Enfin, ce qui a pêché en 2020, c’est l’ingérence de Canal+, qui a refusé des accords de diffusion avec Mediapro. Téléfoot voulait en effet être disponible sur les box de la chaîne cryptée, réunissant plus de 8 millions d’abonnés, donc autant de nouveaux clients potentiels, sauf que cette dernière a toujours refusé de signer l’accord. Ce qui aurait pu accélérer l’échec de la chaîne espagnole. Mais à présent, les modes de consommation ont changé et tout le monde passe par l’OTT, Over-The-Top, un service par contournement sans la participation d’un opérateur de réseau traditionnel. Amazon en est d’ailleurs la parfaite illustration. Dans l’avenir, une chaîne pourra parfaitement s’installer au sein du paysage audiovisuel sans négocier en amont des accords de diffusion avec les opérateurs, il suffira simplement de passer par une connexion à internet, avec un ordinateur ou une télévision connectée.
Les droits TV, ce n’est pas une science exacte
Si on s’arrête à cette analyse, on devrait donc estimer que la barre fatidique du milliard ne serait pas prétentieuse et pourrait être atteinte facilement. Sauf que rien n’est moins sûr. Tout d’abord, le marché s’est largement resserré. Canal l’a réaffirmé, il ne veut plus diffuser du football français, qui ne marcherait pas. Bein devrait suivre, en étant conjointement lié avec la chaîne cryptée. Reste alors Amazon qui profite d’une situation de quasi-monopole en proposant un prix d’achat extrêmement faible.
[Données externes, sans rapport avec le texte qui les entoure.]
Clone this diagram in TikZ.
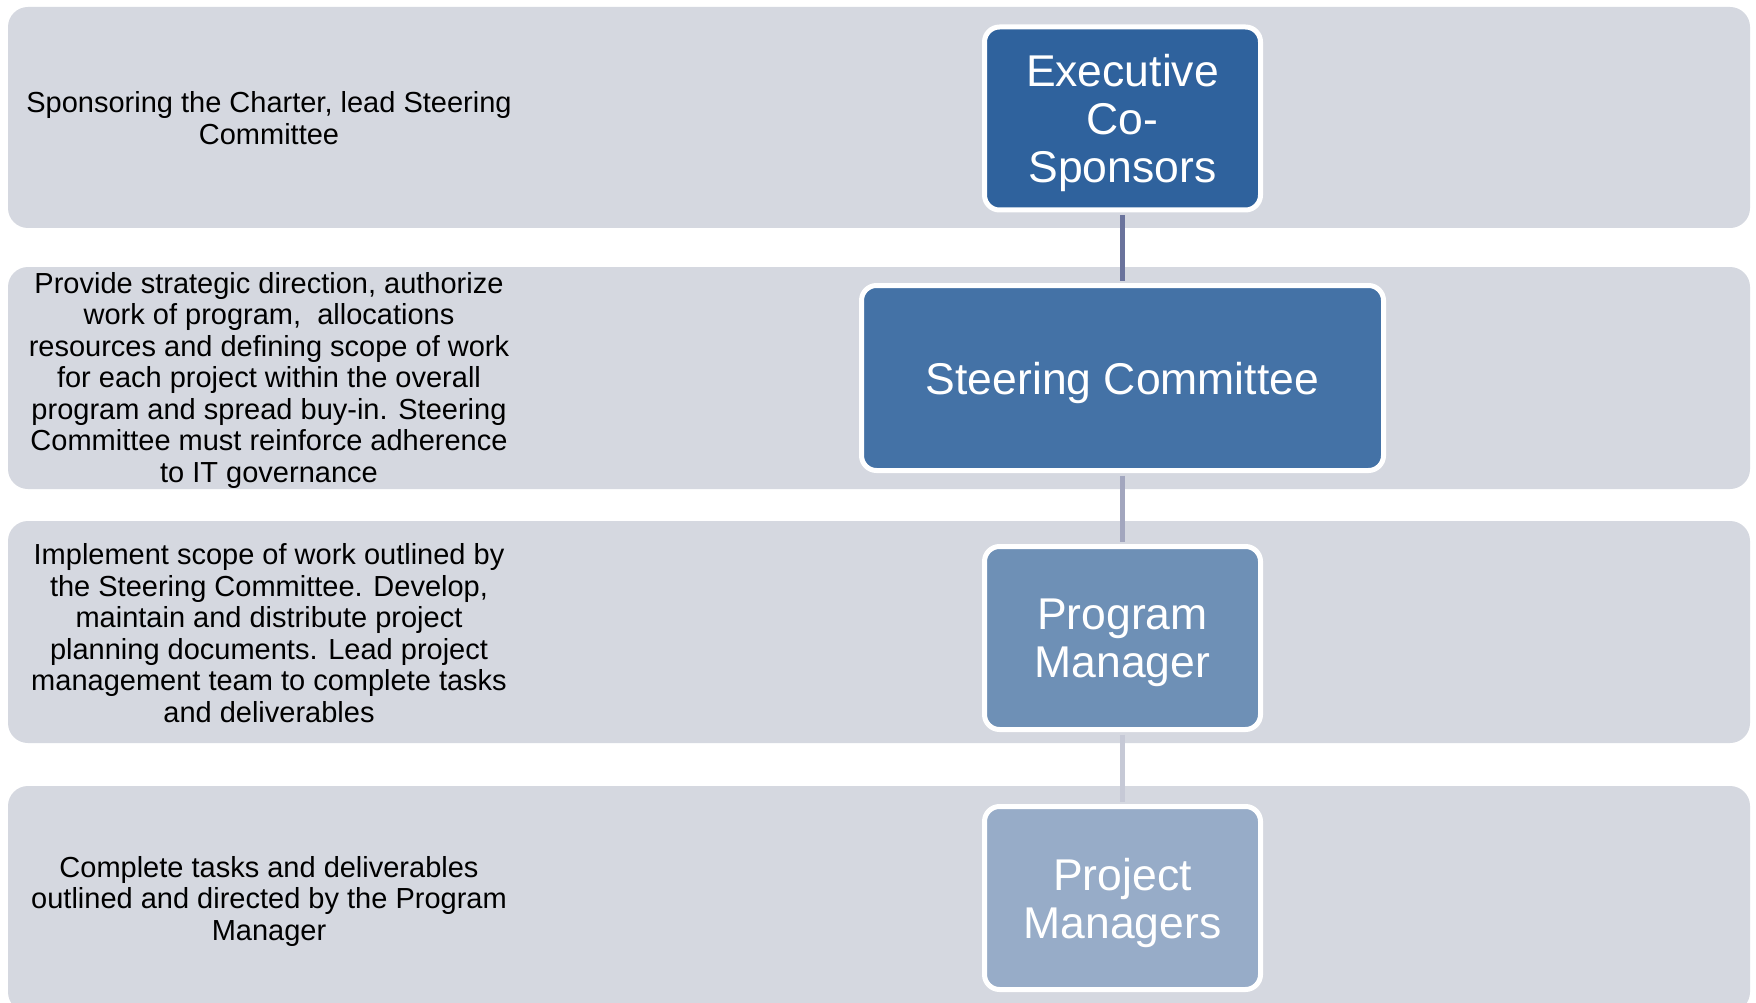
\documentclass[tikz,border=0pt]{standalone}
\usepackage{fontspec}
\setmainfont{Liberation Sans}

\definecolor{bandgray}{HTML}{D5D8E0}
\definecolor{execblue}{HTML}{2F629D}
\definecolor{steerblue}{HTML}{4472A6}
\definecolor{progblue}{HTML}{6E90B6}
\definecolor{projblue}{HTML}{97ACC8}
\definecolor{linkone}{HTML}{6A739C}
\definecolor{linktwo}{HTML}{A2A6BE}
\definecolor{linkthree}{HTML}{C6C9D6}

\tikzset{
  band/.style={fill=bandgray, rounded corners=20pt},
  rolebox/.style={draw=white, line width=5pt, rounded corners=15pt, text=white,
    align=center, inner sep=0pt, minimum width=276pt, minimum height=183pt,
    text depth=0pt, font=\fontsize{44.5}{48}\selectfont},
  desc/.style={align=center, text=black, font=\fontsize{29}{31.5}\selectfont},
  link/.style={line width=5pt, shorten <=2.5pt, shorten >=2.5pt}
}

\begin{document}
\begin{tikzpicture}[x=1pt,y=-1pt]
        \useasboundingbox (0,0) rectangle (1756,1003);
        \fill[white] (0,0) rectangle (1756,1003);

        \fill[band] (8,7) rectangle (1750,228);
        \fill[band] (8,267) rectangle (1750,489);
        \fill[band] (8,521) rectangle (1750,743);
        \fill[band] (8,786) rectangle (1750,1012);

        \node[rolebox, fill=execblue] (exec) at (1122.5,118.5) {Executive\\Co-\\Sponsors};
        \node[rolebox, fill=steerblue, minimum width=522pt, minimum height=185pt] (steer) at (1122.5,378) {Steering Committee};
        \node[rolebox, fill=progblue] (prog) at (1122.5,638) {Program\\Manager};
        \node[rolebox, fill=projblue] (proj) at (1122.5,898) {Project\\Managers};

        \draw[link, linkone] (exec) -- (steer);
        \draw[link, linktwo] (steer) -- (prog);
        \draw[link, linkthree] (prog) -- (proj);

        \node[desc] (spons) at (269,118) {Sponsoring the Charter, lead Steering\\Committee};
        \node[desc] (strat) at (269,380) {Provide strategic direction, authorize\\work of program, \ allocations\\resources and defining scope of work\\for each project within the overall\\program and spread buy-in. Steering\\Committee must reinforce adherence\\to IT governance};
        \node[desc] (impl) at (269,633) {Implement scope of work outlined by\\the Steering Committee. Develop,\\maintain and distribute project\\planning documents. Lead project\\management team to complete tasks\\and deliverables};
        \node[desc] (tasks) at (269,901) {Complete tasks and deliverables\\outlined and directed by the Program\\Manager};
      \end{tikzpicture}
\end{document}
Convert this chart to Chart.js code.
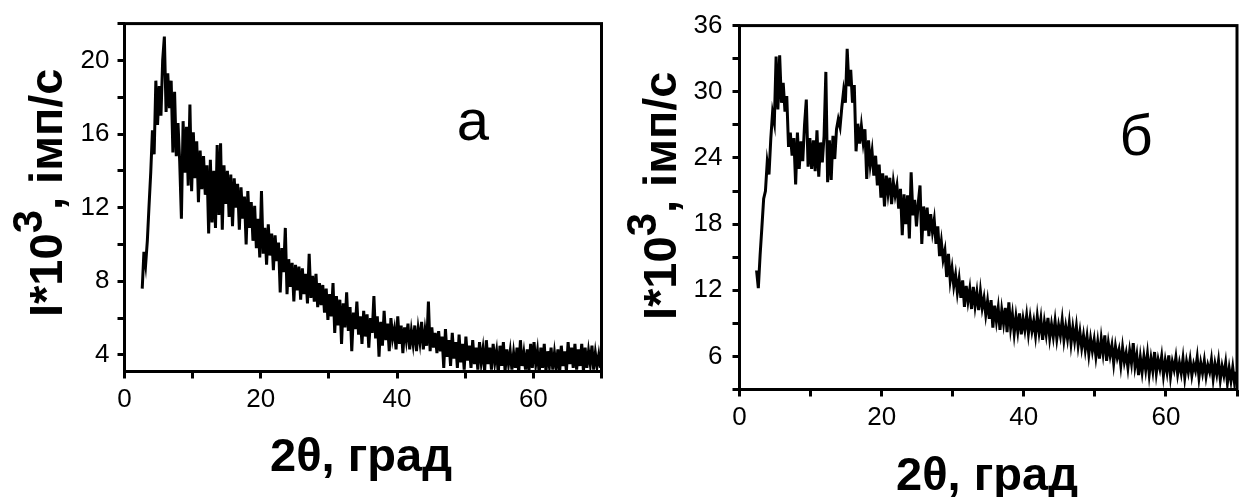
<!DOCTYPE html>
<html>
<head>
<meta charset="utf-8">
<script src="https://cdn.jsdelivr.net/npm/chart.js@4.4.1/dist/chart.umd.min.js"></script>
<style>
  html, body { margin: 0; padding: 0; background: #fff; }
  #wrap { position: relative; width: 1243px; height: 497px; overflow: hidden; }
  #wrap canvas { position: absolute; top: 0; }
</style>
</head>
<body>
<div id="wrap">
  <canvas id="chartA" width="620" height="497" style="left:0;width:620px;height:497px"></canvas>
  <canvas id="chartB" width="623" height="497" style="left:620px;width:623px;height:497px"></canvas>
</div>
<script>
// scan grid (2θ, deg)
const scanStep = 0.25;
const scanStartA = 2.6;
const scanStartB = 2.4;

// intensity, thousands of counts/s — sample а
const intensityA = [
  7.6, 9.6, 8.9, 10.2, 12.1, 13.9, 16.2, 14.9,
  18.9, 16.5, 18.6, 17.0, 20.0, 21.3, 17.2, 19.3,
  17.4, 18.9, 15.0, 18.3, 14.8, 16.6, 14.5, 11.4,
  16.7, 13.9, 16.4, 13.2, 17.6, 12.9, 16.1, 13.6,
  15.6, 12.3, 15.1, 13.0, 14.8, 12.7, 14.3, 10.6,
  14.6, 11.2, 14.0, 10.9, 15.4, 11.6, 15.5, 10.8,
  14.3, 12.2, 14.0, 11.5, 13.8, 11.0, 13.6, 12.0,
  13.3, 10.8, 13.1, 11.4, 12.6, 10.0, 12.9, 10.9,
  12.3, 10.2, 12.1, 9.8, 11.4, 9.3, 12.9, 9.5,
  10.9, 8.9, 11.1, 9.4, 10.6, 8.6, 10.5, 9.1,
  10.1, 7.4, 9.8, 8.5, 10.9, 7.3, 9.2, 7.7,
  9.0, 6.9, 8.9, 7.5, 8.8, 7.0, 8.7, 7.3,
  8.4, 6.8, 9.5, 7.1, 8.3, 6.9, 8.4, 6.6,
  7.9, 6.7, 7.8, 6.3, 7.6, 5.9, 7.3, 6.1,
  7.9, 5.2, 7.2, 5.6, 7.0, 4.6, 6.8, 5.5,
  7.4, 5.3, 6.6, 4.2, 6.3, 5.4, 6.9, 5.1,
  6.1, 4.6, 6.4, 5.0, 6.2, 4.4, 6.0, 5.2,
  7.2, 4.9, 6.1, 3.9, 5.8, 4.5, 6.4, 4.8,
  5.7, 4.2, 6.0, 4.9, 5.4, 4.3, 6.1, 4.6,
  5.6, 4.1, 5.5, 4.8, 5.7, 4.3, 5.3, 4.6,
  5.6, 4.2, 5.4, 4.7, 5.8, 4.3, 5.3, 4.5,
  6.9, 4.2, 5.5, 4.4, 5.2, 4.1, 5.3, 4.2,
  5.0, 3.3, 5.4, 3.9, 4.8, 3.4, 5.2, 3.8,
  4.7, 3.3, 5.1, 3.6, 4.6, 3.2, 5.0, 3.7,
  4.5, 3.3, 4.8, 3.5, 4.4, 3.2, 4.7, 3.6,
  4.3, 3.1, 4.8, 3.5, 4.4, 3.2, 4.6, 3.6,
  4.2, 3.0, 4.5, 3.4, 4.7, 3.1, 4.3, 3.5,
  4.2, 3.2, 4.1, 3.3, 4.4, 3.0, 4.8, 3.4,
  4.1, 3.2, 4.3, 3.1, 4.6, 3.3, 4.7, 3.5,
  4.2, 3.0, 4.4, 3.3, 4.6, 3.1, 4.2, 3.4,
  4.4, 3.2, 4.1, 3.3, 4.3, 3.0, 4.5, 3.4,
  4.2, 3.1, 4.7, 3.5, 4.4, 3.3, 4.6, 3.2,
  4.3, 3.4, 4.6, 3.1, 4.4, 3.3, 4.2, 3.5,
  4.5, 3.2, 4.1, 3.4, 4.0, 3.3
];

// intensity, thousands of counts/s — sample б
const intensityB = [
  13.8, 12.2, 15.2, 17.7, 20.3, 21.0, 23.6, 22.5,
  25.7, 28.1, 27.2, 33.2, 28.4, 33.3, 29.0, 30.8,
  28.2, 29.6, 25.0, 26.3, 24.2, 25.8, 21.6, 26.3,
  23.0, 25.5, 23.7, 27.0, 29.3, 23.2, 25.8, 23.0,
  25.6, 22.8, 26.5, 22.3, 25.4, 23.6, 26.0, 31.8,
  21.8, 25.6, 22.0, 26.0, 23.9, 26.6, 27.5, 26.8,
  28.6, 30.1, 29.0, 33.9, 30.5, 32.0, 29.0, 30.6,
  24.6, 27.1, 25.3, 26.9, 25.4, 26.6, 22.1, 25.6,
  23.4, 24.6, 22.4, 24.2, 21.5, 23.4, 20.4, 22.6,
  19.6, 22.4, 20.8, 22.2, 19.8, 21.8, 20.6, 21.5,
  19.4, 21.2, 17.0, 20.7, 18.0, 20.6, 16.7, 22.7,
  18.8, 20.2, 17.8, 19.9, 21.5, 16.2, 19.6, 17.4,
  19.5, 16.9, 18.9, 17.3, 18.4, 16.2, 17.8, 15.1,
  16.4, 14.8, 15.6, 13.2, 15.3, 12.9, 14.0, 12.4,
  13.4, 11.8, 13.0, 11.3, 12.9, 10.5, 12.4, 11.0,
  12.1, 10.3, 12.3, 10.6, 11.8, 10.2, 11.9, 10.4,
  11.3, 9.8, 11.0, 9.4, 11.1, 8.6, 10.6, 9.2,
  10.4, 8.4, 10.2, 9.0, 10.4, 8.2, 10.9, 8.6,
  9.8, 8.1, 9.6, 8.3, 9.9, 8.0, 9.4, 8.4,
  9.7, 8.1, 9.5, 8.3, 9.2, 7.9, 9.6, 8.2,
  9.4, 7.5, 9.1, 8.0, 9.5, 7.7, 8.9, 7.8,
  9.2, 7.6, 8.8, 7.9, 9.3, 7.5, 8.7, 7.6,
  9.0, 7.2, 8.6, 7.4, 8.7, 7.0, 8.2, 6.8,
  7.9, 6.6, 7.8, 6.2, 7.6, 6.5, 7.5, 6.0,
  7.3, 5.8, 7.6, 6.3, 7.9, 5.6, 7.2, 6.1,
  7.0, 5.4, 6.9, 5.9, 6.6, 5.2, 6.8, 5.5,
  6.3, 5.0, 6.5, 5.4, 7.2, 5.1, 6.1, 4.3,
  5.9, 4.6, 6.0, 4.8, 6.2, 4.4, 5.8, 4.7,
  6.4, 4.5, 5.7, 4.9, 6.0, 4.3, 5.6, 4.6,
  6.1, 4.2, 5.5, 4.8, 5.9, 4.4, 5.4, 4.5,
  5.8, 4.1, 5.5, 4.6, 5.7, 4.3, 5.3, 4.7,
  5.9, 4.1, 5.4, 4.5, 5.6, 4.2, 5.2, 4.6,
  5.7, 4.0, 5.3, 4.4, 5.6, 3.9, 5.1, 4.3,
  5.4, 3.6, 4.9, 3.8, 5.0, 3.6, 4.6
];

// labelled ticks
const xTickLabels = [0, 20, 40, 60];
const yTickLabelsA = [4, 8, 12, 16, 20];
const yTickLabelsB = [6, 12, 18, 24, 30, 36];

const fontFamily = '"Liberation Sans", Arial, sans-serif';

function toPoints(start, values) {
  return values.map((v, i) => ({ x: start + i * scanStep, y: v }));
}

// frame around the plot area plus axis titles and the panel letter
const panelText = {
  id: 'panelText',
  afterDatasetsDraw(chart) {
    const { ctx, chartArea: a } = chart;
    ctx.save();
    ctx.strokeStyle = '#000';
    ctx.lineWidth = 3;
    ctx.strokeRect(a.left, a.top, a.right - a.left, a.bottom - a.top);
    ctx.restore();
  },
  afterDraw(chart, args, opts) {
    const ctx = chart.ctx;
    ctx.save();
    ctx.fillStyle = '#000';

    // x title
    ctx.font = 'bold ' + opts.titleSize + 'px ' + fontFamily;
    ctx.textAlign = 'center';
    ctx.textBaseline = 'alphabetic';
    ctx.fillText('2θ, град', opts.xTitle[0], opts.xTitle[1]);

    // y title, read bottom to top, with raised 3
    ctx.save();
    ctx.translate(opts.yTitle[0], opts.yTitle[1]);
    ctx.rotate(-Math.PI / 2);
    ctx.textAlign = 'left';
    let pos = 0;
    ctx.font = 'bold ' + opts.titleSize + 'px ' + fontFamily;
    ctx.fillText('I*10', pos, 0);
    pos += ctx.measureText('I*10').width;
    ctx.font = 'bold ' + opts.supSize + 'px ' + fontFamily;
    ctx.fillText('3', pos, -opts.supRaise);
    pos += ctx.measureText('3').width;
    ctx.font = 'bold ' + opts.titleSize + 'px ' + fontFamily;
    ctx.fillText(', імп/с', pos, 0);
    ctx.restore();

    // panel letter
    ctx.font = opts.letterSize + 'px ' + fontFamily;
    ctx.textAlign = 'center';
    ctx.fillText(opts.letter, opts.letterPos[0], opts.letterPos[1]);
    ctx.restore();
  }
};

function makePanel(canvasId, points, yMin, yMax, yStep, yLabels, box, text) {
  const tickFont = { family: fontFamily, size: 26 };
  return new Chart(document.getElementById(canvasId), {
    type: 'line',
    data: {
      datasets: [{
        data: points,
        borderColor: '#000',
        borderWidth: 3,
        pointRadius: 0,
        tension: 0,
        clip: 0
      }]
    },
    options: {
      responsive: false,
      animation: false,
      layout: { padding: { left: 0, top: box.top, right: box.right, bottom: 0 } },
      plugins: {
        legend: { display: false },
        tooltip: { enabled: false },
        panelText: text
      },
      scales: {
        x: {
          type: 'linear',
          min: 0,
          max: 70,
          border: { display: false },
          grid: { drawOnChartArea: false, tickLength: 7, tickWidth: 3, tickColor: '#000' },
          ticks: {
            stepSize: 10,
            autoSkip: false,
            maxRotation: 0,
            padding: 6,
            color: '#000',
            font: tickFont,
            callback: v => (xTickLabels.includes(v) ? String(v) : '')
          },
          afterFit: s => { s.height = box.bottomSpace; }
        },
        y: {
          type: 'linear',
          min: yMin,
          max: yMax,
          border: { display: false },
          grid: { drawOnChartArea: false, tickLength: 7, tickWidth: 3, tickColor: '#000' },
          ticks: {
            stepSize: yStep,
            includeBounds: false,
            autoSkip: false,
            padding: box.yPad,
            color: '#000',
            font: tickFont,
            callback: v => (yLabels.includes(v) ? String(v) : '')
          },
          afterFit: s => { s.width = box.left; }
        }
      }
    },
    plugins: [panelText]
  });
}

makePanel('chartA', toPoints(scanStartA, intensityA), 3.1, 22, 2, yTickLabelsA,
  { left: 124.5, top: 21.5, right: 18.5, bottomSpace: 125.5, yPad: 8 },
  { titleSize: 47, supSize: 42, supRaise: 20, letterSize: 58, letter: 'а',
    xTitle: [361, 471], yTitle: [62, 317], letterPos: [473, 140] });

makePanel('chartB', toPoints(scanStartB, intensityB), 3, 36, 3, yTickLabelsB,
  { left: 119.5, top: 24.5, right: 5.5, bottomSpace: 107.5, yPad: 10 },
  { titleSize: 47, supSize: 42, supRaise: 20, letterSize: 58, letter: 'б',
    xTitle: [367, 490], yTitle: [56, 320], letterPos: [516, 155] });
</script>
</body>
</html>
Quel serait son intérêt à ce qu’il augmente dans les années futures ?
Concernant les droits internationaux, ils sont certes dévalorisés aujourd’hui, à seulement 75 millions d’euros. Mais pourraient-ils seulement atteindre les 300 millions comme la Bundesliga ou la Serie A ? Voire les dépasser et atteindre les moyennes espagnoles ou anglaises ? Alors que les clubs français, malgré le PSG, ne brillent pas tellement à l’international ? Oui, dorénavant, une partie de la dotation des droits internationaux sera conditionnée aux performances en Coupe d’Europe, ce qui incitera les équipes à performer. Mais n’est-ce pas trop tard ? La France fait-elle vraiment partie du Big Five ou n’est-elle que la cinquième roue du Big Four ? On est en droit de se poser la question. Tout comme le fait de croire à 1,8 milliard en 2028.